Tabulate Event for just the Sport category Athletics, and decide which new categories to create.

Create the new categories, in steps, creating a new binary variable for each. The function str_detect is useful for searching for text patterns in a string. It also helps to know about regular expressions to work with strings like this. And there are two sites, which are great for learning: Regex puzzles, Information and testing board

Make several plots to explore the association between height and weight for the different athletic categories, eg scatterplots faceted by sex and event type, with/without free scales, linear models for the different subsets, overlaid on the same plot, 2D density plots faceted by sex and event type, with free scales.

List what you learned about body types across the different athletics types and sexes.

If one were use visual inference to check for a different relationship between height and weight across sports how would you generate null data? Do it, and test your lineup with others in the class.
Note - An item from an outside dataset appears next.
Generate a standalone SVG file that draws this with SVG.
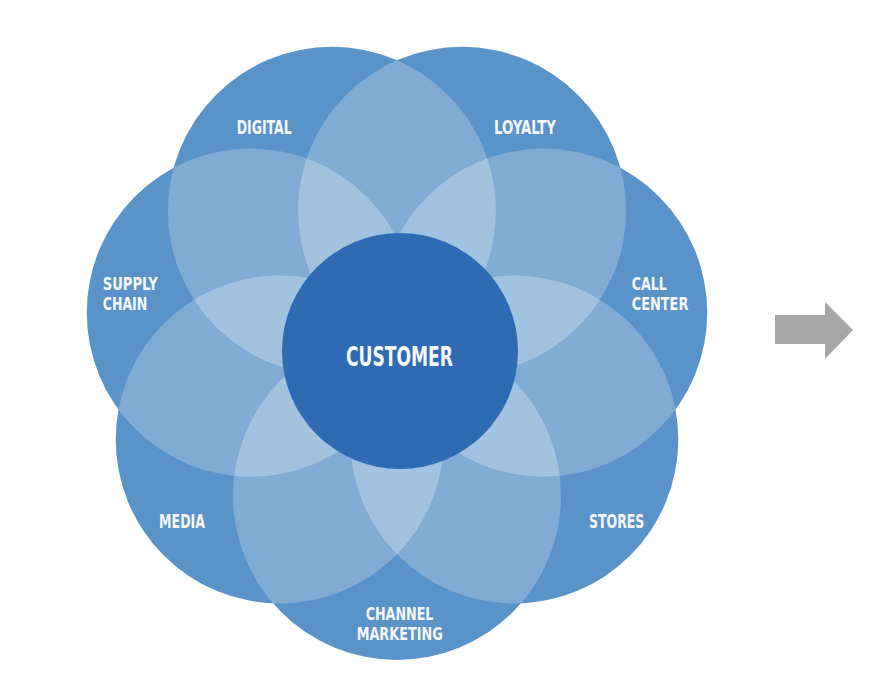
<svg xmlns="http://www.w3.org/2000/svg" xmlns:xlink="http://www.w3.org/1999/xlink" width="872" height="694" viewBox="0 0 872 694">
<style>
.petal{fill:#5a93c7}
.o2{fill:#80acd4}
.o3{fill:#a2c3e0}
.hub{fill:#2f6bb2}
.lbl{font-family:"Liberation Sans Narrow","DejaVu Sans Condensed","Liberation Sans",sans-serif;font-weight:bold;font-size:20px;fill:#f5f8fc}
.two{font-size:17.5px}
.big{font-size:26px}
.arrow{fill:#a6a6a6}
</style>
<defs>
<circle id="g0" cx="397" cy="496" r="164"/>
<circle id="g1" cx="279.73" cy="439.52" r="164"/>
<circle id="g2" cx="250.76" cy="312.62" r="164"/>
<circle id="g3" cx="331.92" cy="210.85" r="164"/>
<circle id="g4" cx="462.08" cy="210.85" r="164"/>
<circle id="g5" cx="543.24" cy="312.62" r="164"/>
<circle id="g6" cx="514.27" cy="439.52" r="164"/>
<clipPath id="c0"><use href="#g0"/></clipPath>
<clipPath id="c1"><use href="#g1"/></clipPath>
<clipPath id="c2"><use href="#g2"/></clipPath>
<clipPath id="c3"><use href="#g3"/></clipPath>
<clipPath id="c4"><use href="#g4"/></clipPath>
<clipPath id="c5"><use href="#g5"/></clipPath>
<clipPath id="c6"><use href="#g6"/></clipPath>
</defs>

<g id="node-channel-marketing">
<use href="#g0" class="petal"/>
<text class="lbl two" x="365.7" y="619.5" textLength="67.7" lengthAdjust="spacingAndGlyphs">CHANNEL</text>
<text class="lbl two" x="356.7" y="640" textLength="86" lengthAdjust="spacingAndGlyphs">MARKETING</text>
</g>
<g id="node-media">
<use href="#g1" class="petal"/>
<text class="lbl" x="159" y="527.7" textLength="46" lengthAdjust="spacingAndGlyphs">MEDIA</text>
</g>
<g id="node-supply-chain">
<use href="#g2" class="petal"/>
<text class="lbl two" x="102.7" y="289.5" textLength="55" lengthAdjust="spacingAndGlyphs">SUPPLY</text>
<text class="lbl two" x="102.7" y="310" textLength="44.6" lengthAdjust="spacingAndGlyphs">CHAIN</text>
</g>
<g id="node-digital">
<use href="#g3" class="petal"/>
<text class="lbl" x="236.7" y="134" textLength="55" lengthAdjust="spacingAndGlyphs">DIGITAL</text>
</g>
<g id="node-loyalty">
<use href="#g4" class="petal"/>
<text class="lbl" x="494" y="134.3" textLength="62" lengthAdjust="spacingAndGlyphs">LOYALTY</text>
</g>
<g id="node-call-center">
<use href="#g5" class="petal"/>
<text class="lbl two" x="631.7" y="289.5" textLength="35" lengthAdjust="spacingAndGlyphs">CALL</text>
<text class="lbl two" x="631.7" y="310" textLength="56.7" lengthAdjust="spacingAndGlyphs">CENTER</text>
</g>
<g id="node-stores">
<use href="#g6" class="petal"/>
<text class="lbl" x="589" y="528" textLength="55.3" lengthAdjust="spacingAndGlyphs">STORES</text>
</g>

<g id="overlaps">
<use href="#g1" class="o2" clip-path="url(#c0)"/>
<use href="#g2" class="o2" clip-path="url(#c1)"/>
<use href="#g3" class="o2" clip-path="url(#c2)"/>
<use href="#g4" class="o2" clip-path="url(#c3)"/>
<use href="#g5" class="o2" clip-path="url(#c4)"/>
<use href="#g6" class="o2" clip-path="url(#c5)"/>
<use href="#g0" class="o2" clip-path="url(#c6)"/>
<use href="#g2" class="o2" clip-path="url(#c0)"/>
<use href="#g3" class="o2" clip-path="url(#c1)"/>
<use href="#g4" class="o2" clip-path="url(#c2)"/>
<use href="#g5" class="o2" clip-path="url(#c3)"/>
<use href="#g6" class="o2" clip-path="url(#c4)"/>
<use href="#g0" class="o2" clip-path="url(#c5)"/>
<use href="#g1" class="o2" clip-path="url(#c6)"/>
<g clip-path="url(#c6)"><use href="#g0" class="o3" clip-path="url(#c1)"/></g>
<g clip-path="url(#c0)"><use href="#g1" class="o3" clip-path="url(#c2)"/></g>
<g clip-path="url(#c1)"><use href="#g2" class="o3" clip-path="url(#c3)"/></g>
<g clip-path="url(#c2)"><use href="#g3" class="o3" clip-path="url(#c4)"/></g>
<g clip-path="url(#c3)"><use href="#g4" class="o3" clip-path="url(#c5)"/></g>
<g clip-path="url(#c4)"><use href="#g5" class="o3" clip-path="url(#c6)"/></g>
<g clip-path="url(#c5)"><use href="#g6" class="o3" clip-path="url(#c0)"/></g>
</g>

<g id="node-customer">
<circle class="hub" cx="400" cy="351" r="118"/>
<text class="lbl big" x="346" y="366" textLength="107" lengthAdjust="spacingAndGlyphs">CUSTOMER</text>
</g>

<g id="connectors">
<polygon class="arrow" points="775,315 825,315 825,302 853,330 825,359 825,344 775,344"/>
</g>
</svg>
Exercise 2: Fisherman’s Reach crabs

Mud crabs are delicious to eat! Prof Cook’s father started a crab farm at Fisherman’s Reach, NSW, when he retired. He caught small crabs (with a special license) and nurtured and fed the crabs until they were marketable size. They were then sent to market, like Queen Victoria Market in Melbourne, for people to buy to eat. Mud crabs have a strong and nutty flavour, and a good to eat simply after steaming or boiling.

Early in the farming setup, he collected the measurements of 62 crabs of different sizes, because he wanted to learn when was the best time to send the crab to market. Crabs re-shell from time to time. They grow too big for their shell, and need to discard it. Ideally, the crabs should be sent to market just before they re-shell, because the will be crab will be fuller in the shell, less air, less juice and more crab meat.

Note: In NSW it is legal to sell female mud crabs, as long as they are not carrying eggs. In Queensland, it is illegal to keep and sell female mud crabs. Focusing only on males could be worthwhile.

fr_crabs <- read_csv("https://eda.numbat.space/data/fr-crab.csv") %>%
  mutate(Sex = factor(Sex, levels=c(1,2),
                      labels=c("m", "f")))

Where is Fisherman’s Reach? What would you expect the relationship between Length and Weight of a crab to be?

Make a scatterplot of Weight by NSW Length. Describe the relationship. It might be even better if you can add marginal density plots to the sides of the scatterplot. (Aside: Should one variable be considered a dependent variable? If so, make sure this is on the \(y\) axis.)

Examine transformations to linearise the relationship. (Think about why the relationship between Length and Weight is nonlinear.)

Is there possibly a lurking variable? Examine the variables in the data, and use colour in the plot to check for another variable explaining some of the relationship.

If you have determined that the is a lurking variable, make changes in the plots to find the best model of the relationship between Weight and Length.

How would you select the crabs that were close to re-shelling based on this data?

Exercise 3: Bank discrimination

data(case1202, package = "Sleuth2")

Look at the help page for the case1202 from the Sleuth2 package. What does the variable “Senior” measure? “Exper”? Age?

Make all the pairwise scatterplots of Senior, Exper and Age. What do you learn about the relationship between these three pairs of variables? How can the age be 600? Are there some wizards or witches or vampires in the data?

Colour the observations by Sex. What do you learn?

Instead of scatterplots, make faceted histograms of the three variables by Sex. What do you learn about the difference in distribution of these three variables between the sexes.

The data also has 1975 salary and annual salary. Plot these two variables, in two ways: (1) coloured by Sex, and (2) faceted by Sex. Explain the relationships.

Examine the annual salary against Age, Senior and Exper, separately by Sex, by adding a fitted linear model to the scatterplot where Sex is mapped to colour. What is the relationship and what do you learn?

When you use geom_smooth(method="lm") to add a fitted model to the scatterplot, is it adding a model with interactions?

There is danger of of misinterpreting differences when only examining marginal plots. What we need to know is: for a person with the same age, same experience, same seniority, is the salary different for men and women. How would you make plots to try to examine this?

Would you say that this data provides evidence of sex discrimination?

👋 Finishing up

Make sure you say thanks and good-bye to your tutor. This is a time to also report what you enjoyed and what you found difficult.